**RAW DATA**
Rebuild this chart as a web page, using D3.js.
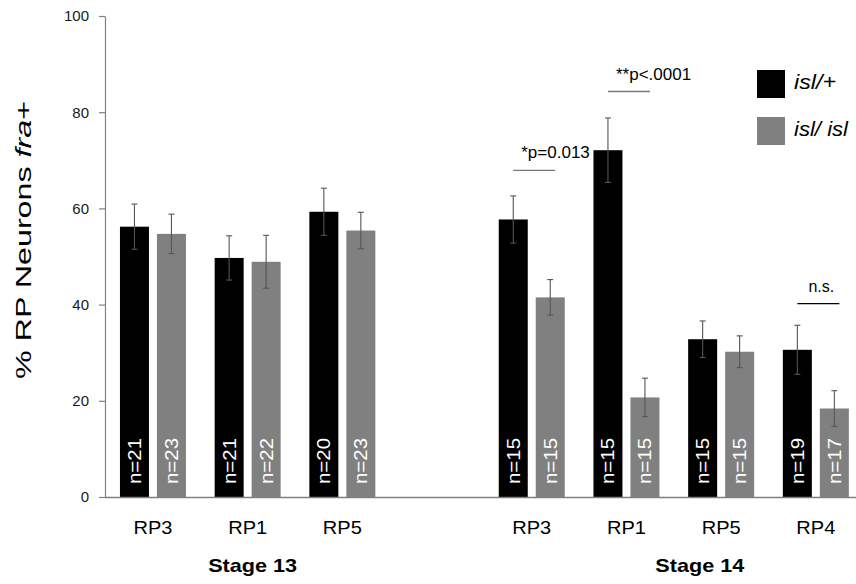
<!DOCTYPE html>
<html>
<head>
<meta charset="utf-8">
<script src="https://cdn.jsdelivr.net/npm/d3@7"></script>
<style>
  html, body { margin: 0; padding: 0; background: #fff; }
  svg { display: block; font-family: "Liberation Sans", Arial, sans-serif; }
</style>
</head>
<body>
<svg id="chart" width="856" height="584"></svg>
<script>
// ---- data ----
const stageNames = ["Stage 13", "Stage 14"];
const groupStage = [0, 0, 0, 1, 1, 1, 1];
const groupNeuron = ["RP3", "RP1", "RP5", "RP3", "RP1", "RP5", "RP4"];
const seriesNames = ["isl/+", "isl/ isl"];
const hetValues = [56.2, 49.7, 59.3, 57.7, 72.1, 32.8, 30.6];
const hetErrors = [4.7, 4.6, 4.9, 4.9, 6.7, 3.8, 5.1];
const homValues = [54.7, 48.9, 55.4, 41.5, 20.7, 30.2, 18.4];
const homErrors = [4.1, 5.5, 3.8, 3.7, 4.0, 3.3, 3.7];
const hetN = [21, 21, 20, 15, 15, 15, 19];
const homN = [23, 22, 23, 15, 15, 15, 17];
const yTicks = [0, 20, 40, 60, 80, 100];
// significance annotations: group index, label
const sigGroups = [3, 4, 6];
const sigLabels = ["*p=0.013", "**p<.0001", "n.s."];
const sigLevels = [62.6 + 5.3, 78.9 + 5.4, 35.7 + 4.5];

// ---- layout ----
const svg = d3.select("#chart");
const colors = ["#000000", "#808080"];
const slotKeys = ["g0", "g1", "g2", "gap", "g3", "g4", "g5", "g6"];
const groupKey = i => "g" + i;

const x = d3.scaleBand().domain(slotKeys).range([105.6, 863.2]).paddingInner(0).paddingOuter(0);
const xs = d3.scaleBand().domain([0, 1]).range([0, x.bandwidth()]).paddingInner(0.216).paddingOuter(0.388);
const y = d3.scaleLinear().domain([0, 100]).range([497, 16]);

const groups = groupNeuron.map((n, i) => ({
  i, neuron: n, stage: groupStage[i],
  bars: [
    { s: 0, v: hetValues[i], e: hetErrors[i], n: hetN[i] },
    { s: 1, v: homValues[i], e: homErrors[i], n: homN[i] }
  ]
}));

// y axis
const yAxis = svg.append("g")
  .attr("transform", "translate(105,0)")
  .call(d3.axisLeft(y).tickValues(yTicks).tickSize(6).tickSizeOuter(0).tickPadding(10));
yAxis.select(".domain").attr("stroke", "#808080").attr("stroke-width", 1.2);
yAxis.selectAll(".tick line").attr("stroke", "#808080").attr("stroke-width", 1.2);
yAxis.selectAll(".tick text").attr("font-size", 15).attr("fill", "#1a1a1a")
  .attr("font-family", "'Liberation Sans', Arial, sans-serif");

// bars
const g = svg.append("g").selectAll("g.grp").data(groups).join("g")
  .attr("class", "grp")
  .attr("transform", d => `translate(${x(groupKey(d.i))},0)`);

g.selectAll("rect").data(d => d.bars).join("rect")
  .attr("x", b => xs(b.s))
  .attr("width", xs.bandwidth())
  .attr("y", b => y(b.v))
  .attr("height", b => y(0) - y(b.v))
  .attr("fill", b => colors[b.s]);

// error bars
const eb = g.selectAll("g.err").data(d => d.bars).join("g").attr("class", "err")
  .attr("stroke", "#555").attr("stroke-width", 1.1);
eb.append("line")
  .attr("x1", b => xs(b.s) + xs.bandwidth() / 2).attr("x2", b => xs(b.s) + xs.bandwidth() / 2)
  .attr("y1", b => y(b.v + b.e)).attr("y2", b => y(b.v - b.e));
eb.append("line")
  .attr("x1", b => xs(b.s) + xs.bandwidth() / 2 - 3).attr("x2", b => xs(b.s) + xs.bandwidth() / 2 + 3)
  .attr("y1", b => y(b.v + b.e)).attr("y2", b => y(b.v + b.e));
eb.append("line")
  .attr("x1", b => xs(b.s) + xs.bandwidth() / 2 - 3).attr("x2", b => xs(b.s) + xs.bandwidth() / 2 + 3)
  .attr("y1", b => y(b.v - b.e)).attr("y2", b => y(b.v - b.e));

// n labels
g.selectAll("text.n").data(d => d.bars).join("text").attr("class", "n")
  .attr("transform", b => `translate(${xs(b.s) + xs.bandwidth() / 2 + 6.5},${y(0) - 13}) rotate(-90)`)
  .attr("text-anchor", "start")
  .attr("font-size", 18)
  .attr("textLength", 46).attr("lengthAdjust", "spacingAndGlyphs")
  .attr("fill", "#fff")
  .text(b => "n=" + b.n);

// x axis
const xAxis = svg.append("g")
  .attr("transform", `translate(0,${y(0)})`)
  .call(d3.axisBottom(x).tickSize(0).tickSizeOuter(0).tickPadding(20)
    .tickFormat(k => k === "gap" ? "" : groupNeuron[+k.slice(1)]));
xAxis.select(".domain").attr("stroke", "#808080").attr("stroke-width", 1.5)
  .attr("d", `M105,0.5H856`);
xAxis.selectAll(".tick text")
  .attr("font-size", 19).attr("fill", "#000")
  .attr("font-family", "'Liberation Sans', Arial, sans-serif")
  .attr("dy", "0.9em")
  .each(function(k) { if (k !== "gap") d3.select(this).attr("textLength", 39).attr("lengthAdjust", "spacingAndGlyphs"); });

// stage labels
stageNames.forEach((s, si) => {
  const idx = groupStage.map((v, i) => v === si ? i : -1).filter(i => i >= 0);
  const cx = d3.mean(idx, i => x(groupKey(i)) + x.bandwidth() / 2);
  svg.append("text")
    .attr("x", cx + (si === 0 ? 5 : 26)).attr("y", 572)
    .attr("text-anchor", "middle")
    .attr("font-size", 19).attr("font-weight", "bold")
    .attr("textLength", 89).attr("lengthAdjust", "spacingAndGlyphs")
    .text(s);
});

// y axis title
const yt = svg.append("text")
  .attr("transform", "translate(31,240) rotate(-90)")
  .attr("text-anchor", "middle")
  .attr("font-size", 22)
  .attr("textLength", 278).attr("lengthAdjust", "spacingAndGlyphs");
yt.append("tspan").text("% RP Neurons ");
yt.append("tspan").attr("font-style", "italic").text("fra");
yt.append("tspan").text("+");

// significance
sigGroups.forEach((gi, k) => {
  const x0 = x(groupKey(gi)) + xs(0) + xs.bandwidth() / 2;
  const x1 = x(groupKey(gi)) + xs(1) + xs.bandwidth() / 2 + 5;
  const ly = y(sigLevels[k]);
  svg.append("line").attr("x1", x0).attr("x2", x1).attr("y1", ly).attr("y2", ly)
    .attr("stroke", k === 2 ? "#000" : "#777").attr("stroke-width", 1.3);
  svg.append("text")
    .attr("x", k === 2 ? (x0 + x1) / 2 + 3 : x0 + 8)
    .attr("y", ly - 12)
    .attr("text-anchor", k === 2 ? "middle" : "start")
    .attr("font-size", k === 2 ? 16 : 17)
    .attr("fill", "#000")
    .text(sigLabels[k]);
});

// legend
const leg = svg.append("g").attr("transform", "translate(757,70)");
seriesNames.forEach((s, i) => {
  leg.append("rect").attr("x", 0).attr("y", i * 47).attr("width", 28).attr("height", 28)
    .attr("fill", colors[i]);
  leg.append("text").attr("x", 37).attr("y", i * 47 + 19)
    .attr("font-size", 20).attr("font-style", "italic")
    .attr("textLength", i === 0 ? 42 : 54).attr("lengthAdjust", "spacingAndGlyphs")
    .text(s);
});
</script>
</body>
</html>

**GIVEN TASK**
Give all the lines above again, character for character, without pictures.

**SOLVED EXERCISE**
Rebuild this chart as a web page, using D3.js.
<!DOCTYPE html>
<html>
<head>
<meta charset="utf-8">
<script src="https://cdn.jsdelivr.net/npm/d3@7"></script>
<style>
  html, body { margin: 0; padding: 0; background: #fff; }
  svg { display: block; font-family: "Liberation Sans", Arial, sans-serif; }
</style>
</head>
<body>
<svg id="chart" width="856" height="584"></svg>
<script>
// ---- data ----
const stageNames = ["Stage 13", "Stage 14"];
const groupStage = [0, 0, 0, 1, 1, 1, 1];
const groupNeuron = ["RP3", "RP1", "RP5", "RP3", "RP1", "RP5", "RP4"];
const seriesNames = ["isl/+", "isl/ isl"];
const hetValues = [56.2, 49.7, 59.3, 57.7, 72.1, 32.8, 30.6];
const hetErrors = [4.7, 4.6, 4.9, 4.9, 6.7, 3.8, 5.1];
const homValues = [54.7, 48.9, 55.4, 41.5, 20.7, 30.2, 18.4];
const homErrors = [4.1, 5.5, 3.8, 3.7, 4.0, 3.3, 3.7];
const hetN = [21, 21, 20, 15, 15, 15, 19];
const homN = [23, 22, 23, 15, 15, 15, 17];
const yTicks = [0, 20, 40, 60, 80, 100];
// significance annotations: group index, label
const sigGroups = [3, 4, 6];
const sigLabels = ["*p=0.013", "**p<.0001", "n.s."];
const sigLevels = [62.6 + 5.3, 78.9 + 5.4, 35.7 + 4.5];

// ---- layout ----
const svg = d3.select("#chart");
const colors = ["#000000", "#808080"];
const slotKeys = ["g0", "g1", "g2", "gap", "g3", "g4", "g5", "g6"];
const groupKey = i => "g" + i;

const x = d3.scaleBand().domain(slotKeys).range([105.6, 863.2]).paddingInner(0).paddingOuter(0);
const xs = d3.scaleBand().domain([0, 1]).range([0, x.bandwidth()]).paddingInner(0.216).paddingOuter(0.388);
const y = d3.scaleLinear().domain([0, 100]).range([497, 16]);

const groups = groupNeuron.map((n, i) => ({
  i, neuron: n, stage: groupStage[i],
  bars: [
    { s: 0, v: hetValues[i], e: hetErrors[i], n: hetN[i] },
    { s: 1, v: homValues[i], e: homErrors[i], n: homN[i] }
  ]
}));

// y axis
const yAxis = svg.append("g")
  .attr("transform", "translate(105,0)")
  .call(d3.axisLeft(y).tickValues(yTicks).tickSize(6).tickSizeOuter(0).tickPadding(10));
yAxis.select(".domain").attr("stroke", "#808080").attr("stroke-width", 1.2);
yAxis.selectAll(".tick line").attr("stroke", "#808080").attr("stroke-width", 1.2);
yAxis.selectAll(".tick text").attr("font-size", 15).attr("fill", "#1a1a1a")
  .attr("font-family", "'Liberation Sans', Arial, sans-serif");

// bars
const g = svg.append("g").selectAll("g.grp").data(groups).join("g")
  .attr("class", "grp")
  .attr("transform", d => `translate(${x(groupKey(d.i))},0)`);

g.selectAll("rect").data(d => d.bars).join("rect")
  .attr("x", b => xs(b.s))
  .attr("width", xs.bandwidth())
  .attr("y", b => y(b.v))
  .attr("height", b => y(0) - y(b.v))
  .attr("fill", b => colors[b.s]);

// error bars
const eb = g.selectAll("g.err").data(d => d.bars).join("g").attr("class", "err")
  .attr("stroke", "#555").attr("stroke-width", 1.1);
eb.append("line")
  .attr("x1", b => xs(b.s) + xs.bandwidth() / 2).attr("x2", b => xs(b.s) + xs.bandwidth() / 2)
  .attr("y1", b => y(b.v + b.e)).attr("y2", b => y(b.v - b.e));
eb.append("line")
  .attr("x1", b => xs(b.s) + xs.bandwidth() / 2 - 3).attr("x2", b => xs(b.s) + xs.bandwidth() / 2 + 3)
  .attr("y1", b => y(b.v + b.e)).attr("y2", b => y(b.v + b.e));
eb.append("line")
  .attr("x1", b => xs(b.s) + xs.bandwidth() / 2 - 3).attr("x2", b => xs(b.s) + xs.bandwidth() / 2 + 3)
  .attr("y1", b => y(b.v - b.e)).attr("y2", b => y(b.v - b.e));

// n labels
g.selectAll("text.n").data(d => d.bars).join("text").attr("class", "n")
  .attr("transform", b => `translate(${xs(b.s) + xs.bandwidth() / 2 + 6.5},${y(0) - 13}) rotate(-90)`)
  .attr("text-anchor", "start")
  .attr("font-size", 18)
  .attr("textLength", 46).attr("lengthAdjust", "spacingAndGlyphs")
  .attr("fill", "#fff")
  .text(b => "n=" + b.n);

// x axis
const xAxis = svg.append("g")
  .attr("transform", `translate(0,${y(0)})`)
  .call(d3.axisBottom(x).tickSize(0).tickSizeOuter(0).tickPadding(20)
    .tickFormat(k => k === "gap" ? "" : groupNeuron[+k.slice(1)]));
xAxis.select(".domain").attr("stroke", "#808080").attr("stroke-width", 1.5)
  .attr("d", `M105,0.5H856`);
xAxis.selectAll(".tick text")
  .attr("font-size", 19).attr("fill", "#000")
  .attr("font-family", "'Liberation Sans', Arial, sans-serif")
  .attr("dy", "0.9em")
  .each(function(k) { if (k !== "gap") d3.select(this).attr("textLength", 39).attr("lengthAdjust", "spacingAndGlyphs"); });

// stage labels
stageNames.forEach((s, si) => {
  const idx = groupStage.map((v, i) => v === si ? i : -1).filter(i => i >= 0);
  const cx = d3.mean(idx, i => x(groupKey(i)) + x.bandwidth() / 2);
  svg.append("text")
    .attr("x", cx + (si === 0 ? 5 : 26)).attr("y", 572)
    .attr("text-anchor", "middle")
    .attr("font-size", 19).attr("font-weight", "bold")
    .attr("textLength", 89).attr("lengthAdjust", "spacingAndGlyphs")
    .text(s);
});

// y axis title
const yt = svg.append("text")
  .attr("transform", "translate(31,240) rotate(-90)")
  .attr("text-anchor", "middle")
  .attr("font-size", 22)
  .attr("textLength", 278).attr("lengthAdjust", "spacingAndGlyphs");
yt.append("tspan").text("% RP Neurons ");
yt.append("tspan").attr("font-style", "italic").text("fra");
yt.append("tspan").text("+");

// significance
sigGroups.forEach((gi, k) => {
  const x0 = x(groupKey(gi)) + xs(0) + xs.bandwidth() / 2;
  const x1 = x(groupKey(gi)) + xs(1) + xs.bandwidth() / 2 + 5;
  const ly = y(sigLevels[k]);
  svg.append("line").attr("x1", x0).attr("x2", x1).attr("y1", ly).attr("y2", ly)
    .attr("stroke", k === 2 ? "#000" : "#777").attr("stroke-width", 1.3);
  svg.append("text")
    .attr("x", k === 2 ? (x0 + x1) / 2 + 3 : x0 + 8)
    .attr("y", ly - 12)
    .attr("text-anchor", k === 2 ? "middle" : "start")
    .attr("font-size", k === 2 ? 16 : 17)
    .attr("fill", "#000")
    .text(sigLabels[k]);
});

// legend
const leg = svg.append("g").attr("transform", "translate(757,70)");
seriesNames.forEach((s, i) => {
  leg.append("rect").attr("x", 0).attr("y", i * 47).attr("width", 28).attr("height", 28)
    .attr("fill", colors[i]);
  leg.append("text").attr("x", 37).attr("y", i * 47 + 19)
    .attr("font-size", 20).attr("font-style", "italic")
    .attr("textLength", i === 0 ? 42 : 54).attr("lengthAdjust", "spacingAndGlyphs")
    .text(s);
});
</script>
</body>
</html>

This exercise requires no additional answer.